Abstract: (Withdrawn) "about the Brokenness, and the Darkness, and the Light": An Exploratory Study of the Effects of the Correctional Environment on Correctional Mental Health Professionals (Society for Social Work and Research 27th Annual Conference - Social Work Science and Complex Problems: Battling Inequities + Building Solutions)

All in-person and virtual presentations are in Mountain Standard Time Zone (MST).

SSWR 2023 Poster Gallery: as a registered in-person and virtual attendee, you have access to the virtual Poster Gallery which includes only the posters that elected to present virtually. The rest of the posters are presented in-person in the Poster/Exhibit Hall located in Phoenix A/B, 3rd floor. The access to the Poster Gallery will be available via the virtual conference platform the week of January 9. You will receive an email with instructions how to access the virtual conference platform.

(Withdrawn) "about the Brokenness, and the Darkness, and the Light": An Exploratory Study of the Effects of the Correctional Environment on Correctional Mental Health Professionals

Sunday, January 15, 2023
South Mountain, 2nd Level (Sheraton Phoenix Downtown)
* noted as presenting author
Stephanie Gangemi, PhD, LCSW, Assistant Professor, University of Colorado Colorado Springs, Colorado Springs, CO
Background: Those who have worked in correctional environments are aware of the powerful effects they can have on everyone within the walls, including mental health staff. Despite the critical role that correctional mental health professionals play in jails and prisons across the country, there is a paucity of academic research and literature on the experience of correctional mental health professionals. This presentation will explore the research design, findings, and recommendations of a phenomenological, qualitative study that explores how correctional mental health professionals perceive the effects of working in correctional environments on their lived experiences. The literature review presents numerous theoretical considerations on the experiences of correctional mental health professionals including burnout, trauma/secondary trauma, dehumanization, moral injury, corrections fatigue, and post-traumatic growth. Topics discussed include the rationale for the study, history of mass incarceration, theoretical foundation for the study, an overview of the findings with excerpts of the transcribed interviews, as well as a discussion on the thematic analysis of the study content and suggestions for enhancing the experience of mental health professionals working in correctional environments. The hypothesis for the study was that while “burnout” is often blamed as the primary challenge facing people working in correctional environments, the realities are more complex.

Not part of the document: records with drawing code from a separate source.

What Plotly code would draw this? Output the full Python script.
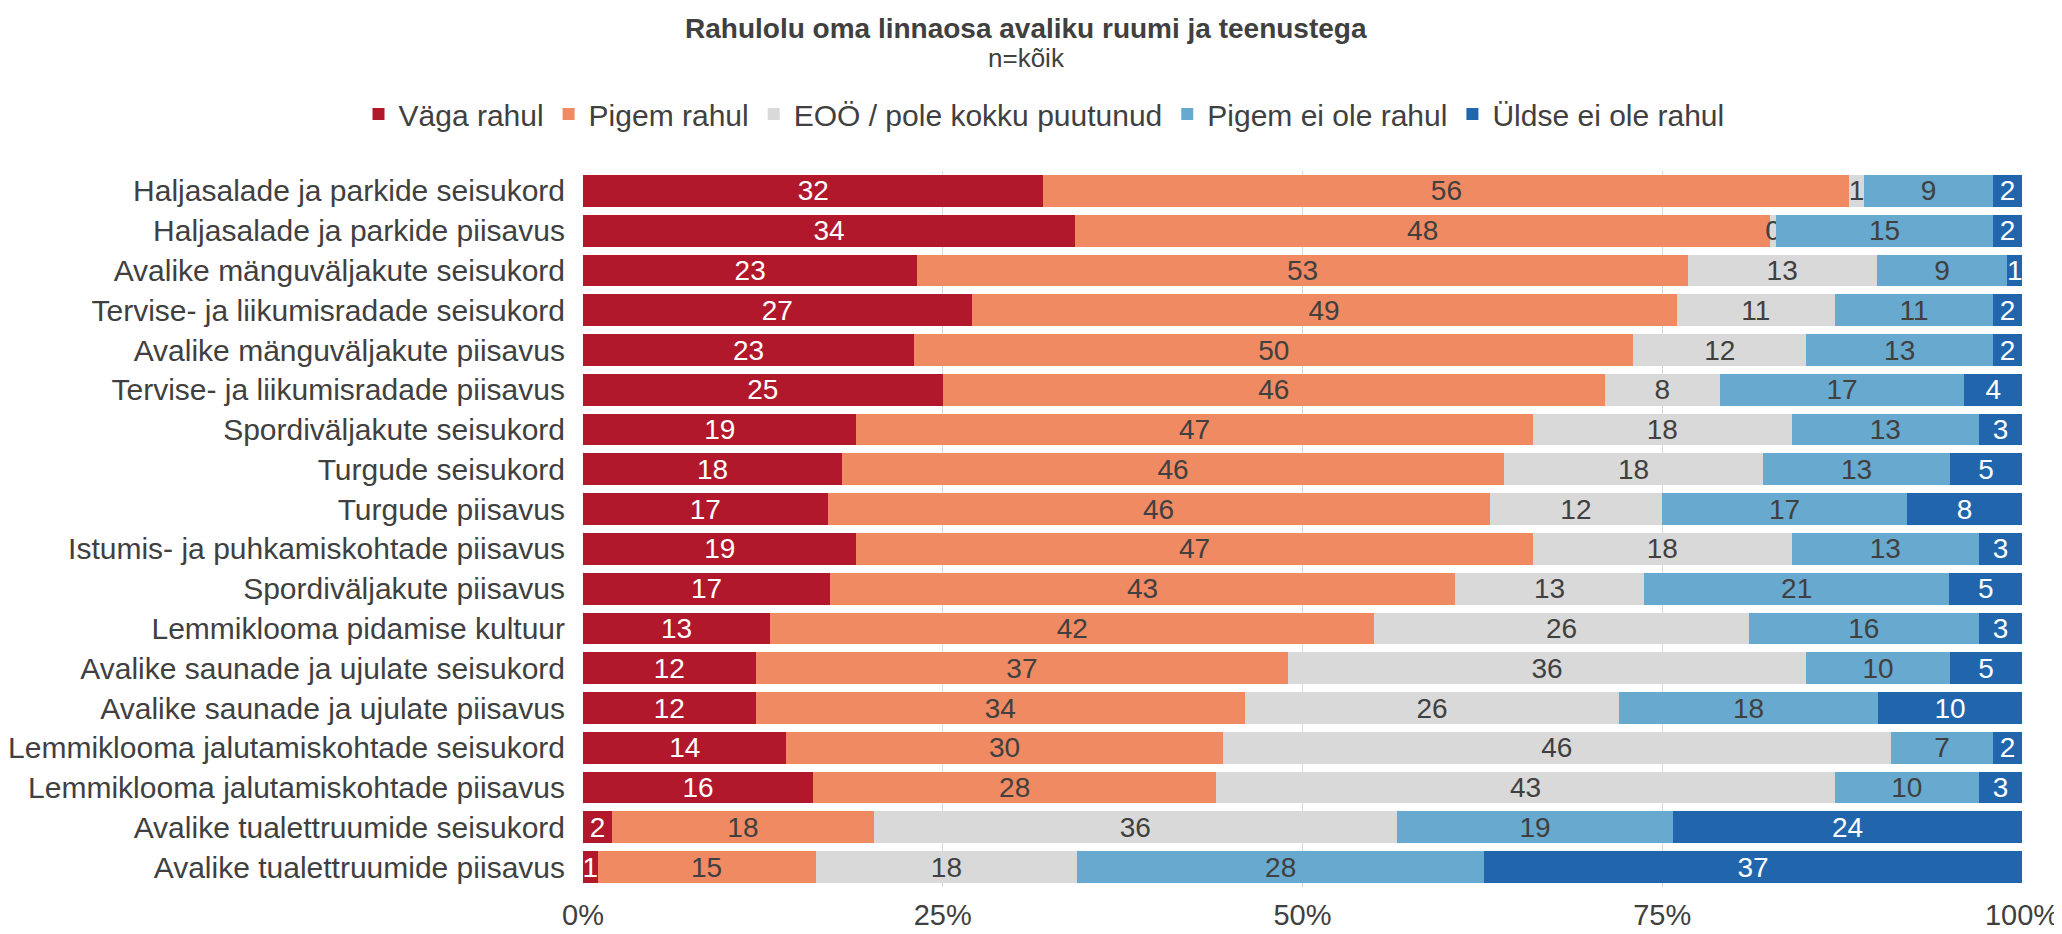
import plotly.graph_objects as go

categories = [
    "Haljasalade ja parkide seisukord",
    "Haljasalade ja parkide piisavus",
    "Avalike mänguväljakute seisukord",
    "Tervise- ja liikumisradade seisukord",
    "Avalike mänguväljakute piisavus",
    "Tervise- ja liikumisradade piisavus",
    "Spordiväljakute seisukord",
    "Turgude seisukord",
    "Turgude piisavus",
    "Istumis- ja puhkamiskohtade piisavus",
    "Spordiväljakute piisavus",
    "Lemmiklooma pidamise kultuur",
    "Avalike saunade ja ujulate seisukord",
    "Avalike saunade ja ujulate piisavus",
    "Lemmiklooma jalutamiskohtade seisukord",
    "Lemmiklooma jalutamiskohtade piisavus",
    "Avalike tualettruumide seisukord",
    "Avalike tualettruumide piisavus",
]

vaga_rahul = [32, 34, 23, 27, 23, 25, 19, 18, 17, 19, 17, 13, 12, 12, 14, 16, 2, 1]
pigem_rahul = [56, 48, 53, 49, 50, 46, 47, 46, 46, 47, 43, 42, 37, 34, 30, 28, 18, 15]
eoo = [1, 0.4, 13, 11, 12, 8, 18, 18, 12, 18, 13, 26, 36, 26, 46, 43, 36, 18]
pigem_ei = [9, 15, 9, 11, 13, 17, 13, 13, 17, 13, 21, 16, 10, 18, 7, 10, 19, 28]
uldse_ei = [2, 2, 1, 2, 2, 4, 3, 5, 8, 3, 5, 3, 5, 10, 2, 3, 24, 37]

series_names = ["Väga rahul", "Pigem rahul", "EOÖ / pole kokku puutunud",
                "Pigem ei ole rahul", "Üldse ei ole rahul"]
series_values = [vaga_rahul, pigem_rahul, eoo, pigem_ei, uldse_ei]
series_colors = ["#b2182b", "#ef8a62", "#d9d9d9", "#67a9cf", "#2166ac"]
label_colors = ["#ffffff", "#404040", "#404040", "#404040", "#ffffff"]

tick_vals = [0, 25, 50, 75, 100]
tick_text = ["0%", "25%", "50%", "75%", "100%"]

title_text = "Rahulolu oma linnaosa avaliku ruumi ja teenustega"
subtitle_text = "n=kõik"

FONT = "Liberation Sans, Arial, sans-serif"
TXT = "#404040"

# The page body has an 8px margin, so the figure is drawn 8px in from the
# window's top-left corner; size the figure to fill the rest of the window.
W, H = 2054, 926

fig = go.Figure()
for name, vals, col, lc in zip(series_names, series_values, series_colors, label_colors):
    fig.add_trace(go.Bar(
        y=categories, x=vals, name=name, orientation="h",
        marker=dict(color=col, line=dict(width=0)),
        text=[f"{round(v):d}" for v in vals],
        texttemplate="%{text}",
        textposition="inside", insidetextanchor="middle", textangle=0,
        textfont=dict(family=FONT, size=28, color=lc),
        hoverinfo="skip",
    ))

# plot area in window px: x 583..2022, y 171..887
fig.add_annotation(text=f"<b>{title_text}</b>", xref="paper", yref="paper",
                   x=(1026 - 583) / 1439, y=1 + (171 - 28) / 716,
                   xanchor="center", yanchor="middle", showarrow=False,
                   font=dict(family=FONT, size=28, color=TXT))
fig.add_annotation(text=subtitle_text, xref="paper", yref="paper",
                   x=(1026 - 583) / 1439, y=1 + (171 - 58) / 716,
                   xanchor="center", yanchor="middle", showarrow=False,
                   font=dict(family=FONT, size=26, color=TXT))

fig.update_layout(
    width=W, height=H,
    barmode="stack", barnorm="percent", bargap=0.2,
    paper_bgcolor="white", plot_bgcolor="white",
    margin=dict(l=575, r=40, t=163, b=47, autoexpand=False),
    font=dict(family=FONT, size=30, color=TXT),
    uniformtext=dict(minsize=28, mode="show"),
    legend=dict(
        orientation="h", x=1036 / W, xref="container", xanchor="center",
        y=1 - 80 / H, yref="container", yanchor="top",
        font=dict(family=FONT, size=30, color=TXT),
        traceorder="normal",
    ),
    xaxis=dict(
        range=[0, 100], tickvals=tick_vals, ticktext=tick_text,
        showgrid=True, gridcolor="#d9d9d9", gridwidth=1,
        zeroline=False, showline=False, automargin=False,
        tickfont=dict(family=FONT, size=29, color=TXT),
        ticklabelstandoff=8,
        fixedrange=True,
    ),
    yaxis=dict(
        autorange="reversed", showgrid=False, zeroline=False,
        showline=False, automargin=False,
        tickfont=dict(family=FONT, size=30, color=TXT),
        ticklabelstandoff=17,
        fixedrange=True,
    ),
)

fig.write_html("out.html")
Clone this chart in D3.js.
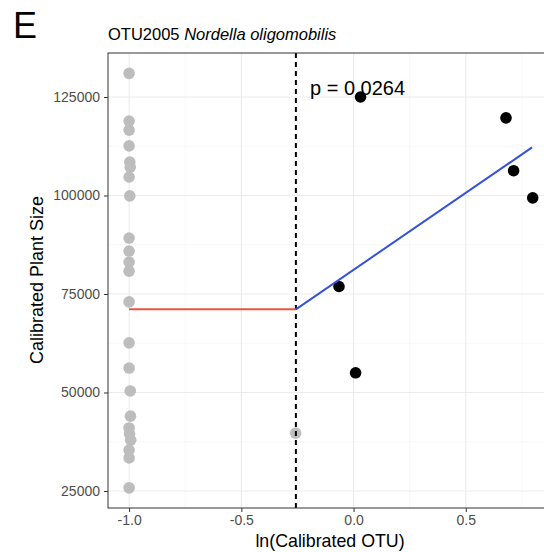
<!DOCTYPE html>
<html><head><meta charset="utf-8">
<script src="https://cdn.jsdelivr.net/npm/d3@7"></script>
<style>body{margin:0;background:#fff}svg{display:block;font-family:Arial,"Liberation Sans",sans-serif}</style>
</head><body>
<svg id="chart" width="544" height="552"></svg>
<script>
// ---- data ----
const panelLabel = "E";
const titleId = "OTU2005 ";
const titleSpecies = "Nordella oligomobilis";
const xLabel = "ln(Calibrated OTU)";
const yLabel = "Calibrated Plant Size";
const pText = "p = 0.0264";
const xTicks = [-1.0, -0.5, 0.0, 0.5];
const xMinor = [-0.75, -0.25, 0.25, 0.75];
const yTicks = [25000, 50000, 75000, 100000, 125000];
const yMinor = [37500, 62500, 87500, 112500];
const threshold = -0.257;
// gray points (below threshold)
const lowX = [-1.0, -1.0, -1.0, -1.0, -0.997, -0.995, -1.0, -0.997, -1.0, -1.0, -1.0, -1.0, -1.0, -1.0, -1.0, -0.995, -0.994, -1.0, -0.998, -0.993, -1.0, -1.0, -1.0, -0.258];
const lowY = [131000, 118900, 116600, 112600, 108500, 107200, 104700, 99900, 89200, 85900, 83100, 80800, 73000, 62600, 56200, 50400, 44000, 41000, 39500, 37900, 35400, 33400, 25800, 39700];
// black points (above threshold)
const highX = [0.031, 0.679, 0.713, 0.798, -0.065, 0.009];
const highY = [125000, 119700, 106300, 99400, 76900, 55000];
// fitted segments
const redSeg = {x: [-1.0, threshold], y: [71100, 71100]};
const blueSeg = {x: [threshold, 0.795], y: [71100, 112200]};

// ---- layout ----
const svg = d3.select("#chart");
const L = 108, R = 551, T = 53, B = 508;
const x = d3.scaleLinear().domain([-1.094, 0.8795]).range([L, R]);
const y = d3.scaleLinear().domain([20685, 136170]).range([B, T]);

svg.append("defs").append("clipPath").attr("id","clip")
  .append("rect").attr("x",L).attr("y",T).attr("width",R-L).attr("height",B-T);

const g = svg.append("g");
// grid
g.selectAll(".xminor").data(xMinor).join("line")
  .attr("x1",d=>x(d)).attr("x2",d=>x(d)).attr("y1",T).attr("y2",B)
  .attr("stroke","#f2f2f2").attr("stroke-width",0.6);
g.selectAll(".yminor").data(yMinor).join("line")
  .attr("y1",d=>y(d)).attr("y2",d=>y(d)).attr("x1",L).attr("x2",R)
  .attr("stroke","#f2f2f2").attr("stroke-width",0.6);
g.selectAll(".xmaj").data(xTicks).join("line")
  .attr("x1",d=>x(d)).attr("x2",d=>x(d)).attr("y1",T).attr("y2",B)
  .attr("stroke","#ebebeb").attr("stroke-width",1.1);
g.selectAll(".ymaj").data(yTicks).join("line")
  .attr("y1",d=>y(d)).attr("y2",d=>y(d)).attr("x1",L).attr("x2",R)
  .attr("stroke","#ebebeb").attr("stroke-width",1.1);

const plot = svg.append("g").attr("clip-path","url(#clip)");
// gray points
plot.selectAll(".low").data(lowX.map((d,i)=>[d,lowY[i]])).join("circle")
  .attr("cx",d=>x(d[0])).attr("cy",d=>y(d[1])).attr("r",5.8).attr("fill","#bdbdbd");
// dashed threshold
plot.append("line").attr("x1",x(threshold)).attr("x2",x(threshold)).attr("y1",T).attr("y2",B)
  .attr("stroke","#000").attr("stroke-width",2).attr("stroke-dasharray","5,4");
// black points
plot.selectAll(".high").data(highX.map((d,i)=>[d,highY[i]])).join("circle")
  .attr("cx",d=>x(d[0])).attr("cy",d=>y(d[1])).attr("r",5.8).attr("fill","#000");
// segments
const line = d3.line().x(d=>x(d[0])).y(d=>y(d[1]));
plot.append("path").datum(redSeg.x.map((d,i)=>[d,redSeg.y[i]])).attr("d",line)
  .attr("fill","none").attr("stroke","#e8553e").attr("stroke-width",2);
plot.append("path").datum(blueSeg.x.map((d,i)=>[d,blueSeg.y[i]])).attr("d",line)
  .attr("fill","none").attr("stroke","#3552d8").attr("stroke-width",2);

// border
svg.append("rect").attr("x",L).attr("y",T).attr("width",R-L).attr("height",B-T)
  .attr("fill","none").attr("stroke","#333").attr("stroke-width",1);

// axes
const xa = svg.append("g").attr("transform",`translate(0,${B})`)
  .call(d3.axisBottom(x).tickValues(xTicks).tickFormat(d3.format(".1f")).tickSize(4).tickPadding(3));
const ya = svg.append("g").attr("transform",`translate(${L},0)`)
  .call(d3.axisLeft(y).tickValues(yTicks).tickFormat(d=>String(d)).tickSize(4).tickPadding(4));
[xa,ya].forEach(a=>{
  a.select(".domain").remove();
  a.selectAll(".tick line").attr("stroke","#333");
  a.selectAll(".tick text").attr("fill","#4d4d4d").style("font-size","14px").style("font-family","Arial,'Liberation Sans',sans-serif");
});
xa.selectAll(".tick text").text(d=>d3.format(".1f")(d).replace("−","-"));

// p-value
svg.append("text").attr("x",310).attr("y",95).text(pText)
  .style("font-size","20px").attr("fill","#000");

// titles
svg.append("text").attr("x",13).attr("y",38).text(panelLabel).style("font-size","36px").attr("fill","#000");
const tt = svg.append("text").attr("x",108).attr("y",40).style("font-size","16.5px").attr("fill","#000");
tt.append("tspan").text(titleId);
tt.append("tspan").text(titleSpecies).style("font-style","italic");
svg.append("text").attr("x",330).attr("y",547).attr("text-anchor","middle").text(xLabel).style("font-size","17.8px");
svg.append("text").attr("transform","translate(43,280) rotate(-90)").attr("text-anchor","middle").text(yLabel).style("font-size","18px");
</script>
</body></html>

Methods: Individual, qualitative interviews were conducted with Master and Doctoral-level correctional mental health professionals in Colorado (n=22). Participants were obtained via purposive sampling, social media outreach, and snowball sampling. All semi-structured interviews were conducted through video and transcripts were sent to a transcription service. Interviews were coded using thematic coding in Atlas.ti by the researcher as well as a secondary coder.

Results: The findings of the study include thematic categories related to 1) the relationship between custody and mental health staff, 2) problems and solutions regarding clinical supervision, 3) emotional darkness and trauma, 4) professional isolation, and 5) the power of purpose/post-traumatic growth. Narrative excerpts from the participants are provided throughout to illustrate study themes. Study strengths and limitations, directions for future research and practice implications are also discussed.

Conclusions and Implications: The presentation will include a discussion of the conclusions of the study while offering ideas for problem-solving across different correctional facilities to improve conditions for correctional mental health professionals and people involved in the correctional system. The study found that there are ample opportunities to enhance the relationship between custody and mental staff in ways that are mutually empowering while enhancing the treatment and safety of incarcerated people. Improving trauma-informed supervision, building a foundational understanding of the prison industrial complex for staff, and integrating community oversight committees are among the suggestions for improving the experience of correctional mental health professionals.